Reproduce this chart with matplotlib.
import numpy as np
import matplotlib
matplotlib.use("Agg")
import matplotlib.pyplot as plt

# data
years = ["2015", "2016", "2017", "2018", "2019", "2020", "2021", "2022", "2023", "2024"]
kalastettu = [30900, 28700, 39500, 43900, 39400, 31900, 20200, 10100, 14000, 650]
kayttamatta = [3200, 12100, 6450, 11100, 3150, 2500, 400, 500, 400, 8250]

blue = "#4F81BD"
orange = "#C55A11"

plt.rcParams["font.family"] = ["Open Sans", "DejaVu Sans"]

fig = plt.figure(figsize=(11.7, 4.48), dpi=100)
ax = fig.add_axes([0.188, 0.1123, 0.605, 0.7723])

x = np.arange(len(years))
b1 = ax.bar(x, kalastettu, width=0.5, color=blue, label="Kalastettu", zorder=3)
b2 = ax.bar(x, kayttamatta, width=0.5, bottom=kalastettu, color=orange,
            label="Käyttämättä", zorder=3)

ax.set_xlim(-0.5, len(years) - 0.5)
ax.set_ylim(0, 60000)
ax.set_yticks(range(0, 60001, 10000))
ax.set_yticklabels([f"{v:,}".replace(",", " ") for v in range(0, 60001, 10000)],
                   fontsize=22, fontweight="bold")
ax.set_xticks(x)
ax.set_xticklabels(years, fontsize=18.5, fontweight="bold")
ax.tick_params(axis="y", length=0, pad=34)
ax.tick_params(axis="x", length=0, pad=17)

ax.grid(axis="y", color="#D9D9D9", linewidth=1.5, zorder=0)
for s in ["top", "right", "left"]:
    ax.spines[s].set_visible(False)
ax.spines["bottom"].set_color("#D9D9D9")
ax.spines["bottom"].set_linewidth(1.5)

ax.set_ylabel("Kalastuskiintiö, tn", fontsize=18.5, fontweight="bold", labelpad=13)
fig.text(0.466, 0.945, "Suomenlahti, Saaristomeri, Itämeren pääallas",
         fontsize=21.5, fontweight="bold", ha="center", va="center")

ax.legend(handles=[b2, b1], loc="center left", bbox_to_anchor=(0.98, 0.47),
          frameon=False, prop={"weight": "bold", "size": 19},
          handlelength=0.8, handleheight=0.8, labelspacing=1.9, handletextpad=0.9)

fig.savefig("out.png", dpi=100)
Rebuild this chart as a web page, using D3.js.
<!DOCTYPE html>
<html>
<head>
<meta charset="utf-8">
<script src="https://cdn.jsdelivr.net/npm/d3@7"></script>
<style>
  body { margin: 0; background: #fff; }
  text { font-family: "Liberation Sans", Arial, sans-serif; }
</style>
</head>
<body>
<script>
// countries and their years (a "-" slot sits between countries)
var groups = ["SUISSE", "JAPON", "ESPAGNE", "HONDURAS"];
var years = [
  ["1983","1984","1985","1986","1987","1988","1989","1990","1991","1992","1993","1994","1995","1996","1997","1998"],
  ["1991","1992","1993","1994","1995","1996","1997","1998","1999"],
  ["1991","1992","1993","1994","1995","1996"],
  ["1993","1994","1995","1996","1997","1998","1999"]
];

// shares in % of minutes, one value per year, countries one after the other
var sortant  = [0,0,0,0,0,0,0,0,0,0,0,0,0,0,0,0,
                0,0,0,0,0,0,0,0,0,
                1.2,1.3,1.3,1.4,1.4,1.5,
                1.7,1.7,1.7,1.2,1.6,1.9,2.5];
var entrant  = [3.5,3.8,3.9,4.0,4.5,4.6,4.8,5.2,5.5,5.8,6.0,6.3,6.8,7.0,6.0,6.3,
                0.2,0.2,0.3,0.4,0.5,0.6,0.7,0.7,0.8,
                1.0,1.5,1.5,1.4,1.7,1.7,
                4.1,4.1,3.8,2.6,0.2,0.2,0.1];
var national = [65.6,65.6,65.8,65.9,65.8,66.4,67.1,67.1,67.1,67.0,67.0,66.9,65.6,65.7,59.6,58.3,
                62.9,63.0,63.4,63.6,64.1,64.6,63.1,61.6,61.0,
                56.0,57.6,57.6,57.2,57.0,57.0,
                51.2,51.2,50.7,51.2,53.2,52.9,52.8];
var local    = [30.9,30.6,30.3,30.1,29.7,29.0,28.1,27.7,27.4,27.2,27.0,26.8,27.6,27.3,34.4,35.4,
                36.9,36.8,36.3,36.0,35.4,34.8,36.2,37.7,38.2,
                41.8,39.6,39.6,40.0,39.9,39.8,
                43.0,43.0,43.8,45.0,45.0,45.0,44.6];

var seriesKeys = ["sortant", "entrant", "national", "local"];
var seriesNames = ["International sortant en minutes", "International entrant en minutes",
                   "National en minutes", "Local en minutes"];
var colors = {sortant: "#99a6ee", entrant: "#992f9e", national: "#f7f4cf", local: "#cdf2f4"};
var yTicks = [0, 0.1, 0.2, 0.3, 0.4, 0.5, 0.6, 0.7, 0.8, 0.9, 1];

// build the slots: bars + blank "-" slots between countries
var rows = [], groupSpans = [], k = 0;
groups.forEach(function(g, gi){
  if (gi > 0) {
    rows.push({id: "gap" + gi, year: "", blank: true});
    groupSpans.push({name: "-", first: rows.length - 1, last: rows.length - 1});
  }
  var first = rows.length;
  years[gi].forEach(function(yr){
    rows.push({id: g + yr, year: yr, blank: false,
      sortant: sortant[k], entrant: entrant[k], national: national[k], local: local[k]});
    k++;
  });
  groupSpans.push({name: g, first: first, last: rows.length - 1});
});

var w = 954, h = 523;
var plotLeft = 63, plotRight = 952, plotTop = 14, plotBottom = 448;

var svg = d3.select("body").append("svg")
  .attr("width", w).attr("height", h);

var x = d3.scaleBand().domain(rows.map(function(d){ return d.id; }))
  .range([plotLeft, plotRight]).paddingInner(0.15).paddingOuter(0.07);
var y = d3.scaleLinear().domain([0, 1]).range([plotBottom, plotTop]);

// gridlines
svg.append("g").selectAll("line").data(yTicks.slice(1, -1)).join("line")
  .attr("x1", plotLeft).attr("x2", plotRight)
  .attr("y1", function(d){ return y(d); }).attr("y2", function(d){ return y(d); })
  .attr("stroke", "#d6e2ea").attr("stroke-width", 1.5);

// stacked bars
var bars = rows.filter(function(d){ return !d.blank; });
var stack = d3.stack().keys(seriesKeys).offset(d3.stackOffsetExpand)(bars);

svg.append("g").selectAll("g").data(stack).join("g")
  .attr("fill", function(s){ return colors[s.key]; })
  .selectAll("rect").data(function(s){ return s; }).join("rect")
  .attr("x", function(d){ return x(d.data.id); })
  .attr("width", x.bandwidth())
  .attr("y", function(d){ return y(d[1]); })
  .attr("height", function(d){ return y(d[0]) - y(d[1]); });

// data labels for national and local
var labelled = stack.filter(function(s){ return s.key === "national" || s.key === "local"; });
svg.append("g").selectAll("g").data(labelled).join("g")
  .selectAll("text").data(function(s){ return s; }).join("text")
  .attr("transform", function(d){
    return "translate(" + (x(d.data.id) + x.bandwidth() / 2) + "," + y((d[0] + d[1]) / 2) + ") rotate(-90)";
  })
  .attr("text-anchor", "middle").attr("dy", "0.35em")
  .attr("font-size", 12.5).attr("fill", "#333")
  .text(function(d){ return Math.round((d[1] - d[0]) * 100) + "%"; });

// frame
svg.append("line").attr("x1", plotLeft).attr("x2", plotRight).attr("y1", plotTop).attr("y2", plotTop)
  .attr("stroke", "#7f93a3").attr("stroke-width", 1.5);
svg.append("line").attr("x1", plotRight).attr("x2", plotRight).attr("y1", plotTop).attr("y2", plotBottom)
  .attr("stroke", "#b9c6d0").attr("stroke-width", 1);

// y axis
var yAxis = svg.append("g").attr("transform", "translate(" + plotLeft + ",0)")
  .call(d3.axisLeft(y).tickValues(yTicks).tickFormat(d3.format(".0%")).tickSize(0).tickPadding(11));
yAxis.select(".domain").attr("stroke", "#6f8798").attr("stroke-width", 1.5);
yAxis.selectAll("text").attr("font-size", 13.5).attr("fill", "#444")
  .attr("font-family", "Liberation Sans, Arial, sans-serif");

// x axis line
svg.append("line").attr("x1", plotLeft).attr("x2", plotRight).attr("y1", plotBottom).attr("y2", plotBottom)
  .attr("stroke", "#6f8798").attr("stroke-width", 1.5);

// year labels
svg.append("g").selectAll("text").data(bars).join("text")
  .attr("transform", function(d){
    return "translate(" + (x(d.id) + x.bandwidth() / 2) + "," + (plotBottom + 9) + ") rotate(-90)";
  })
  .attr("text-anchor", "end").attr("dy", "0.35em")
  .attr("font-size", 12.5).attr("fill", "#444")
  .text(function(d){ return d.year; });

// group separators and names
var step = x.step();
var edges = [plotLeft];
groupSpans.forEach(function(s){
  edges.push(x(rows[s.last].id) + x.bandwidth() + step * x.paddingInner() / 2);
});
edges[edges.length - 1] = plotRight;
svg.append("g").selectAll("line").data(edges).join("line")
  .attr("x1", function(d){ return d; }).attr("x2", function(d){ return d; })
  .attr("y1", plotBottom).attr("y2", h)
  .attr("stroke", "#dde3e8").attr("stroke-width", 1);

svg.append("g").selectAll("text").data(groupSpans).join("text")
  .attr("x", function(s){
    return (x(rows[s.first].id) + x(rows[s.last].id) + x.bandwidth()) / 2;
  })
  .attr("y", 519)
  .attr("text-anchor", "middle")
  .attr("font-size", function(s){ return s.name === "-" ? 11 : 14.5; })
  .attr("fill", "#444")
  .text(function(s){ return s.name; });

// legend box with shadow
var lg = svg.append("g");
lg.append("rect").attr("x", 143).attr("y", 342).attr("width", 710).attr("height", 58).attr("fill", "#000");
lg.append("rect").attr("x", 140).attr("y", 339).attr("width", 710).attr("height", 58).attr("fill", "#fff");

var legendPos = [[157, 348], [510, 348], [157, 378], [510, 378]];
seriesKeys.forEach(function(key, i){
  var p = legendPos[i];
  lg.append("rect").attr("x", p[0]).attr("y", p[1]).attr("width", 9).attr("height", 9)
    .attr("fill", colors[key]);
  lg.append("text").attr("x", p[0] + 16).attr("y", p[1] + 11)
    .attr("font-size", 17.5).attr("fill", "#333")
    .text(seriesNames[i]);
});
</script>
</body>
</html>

Given task :: Return only the lines spanning from the first line of the material through the line with "import matplotlib.pyplot as plt", copied exactly, both ends kept.

Exercise output ::
Reproduce this chart with matplotlib.
import numpy as np
import matplotlib
matplotlib.use("Agg")
import matplotlib.pyplot as plt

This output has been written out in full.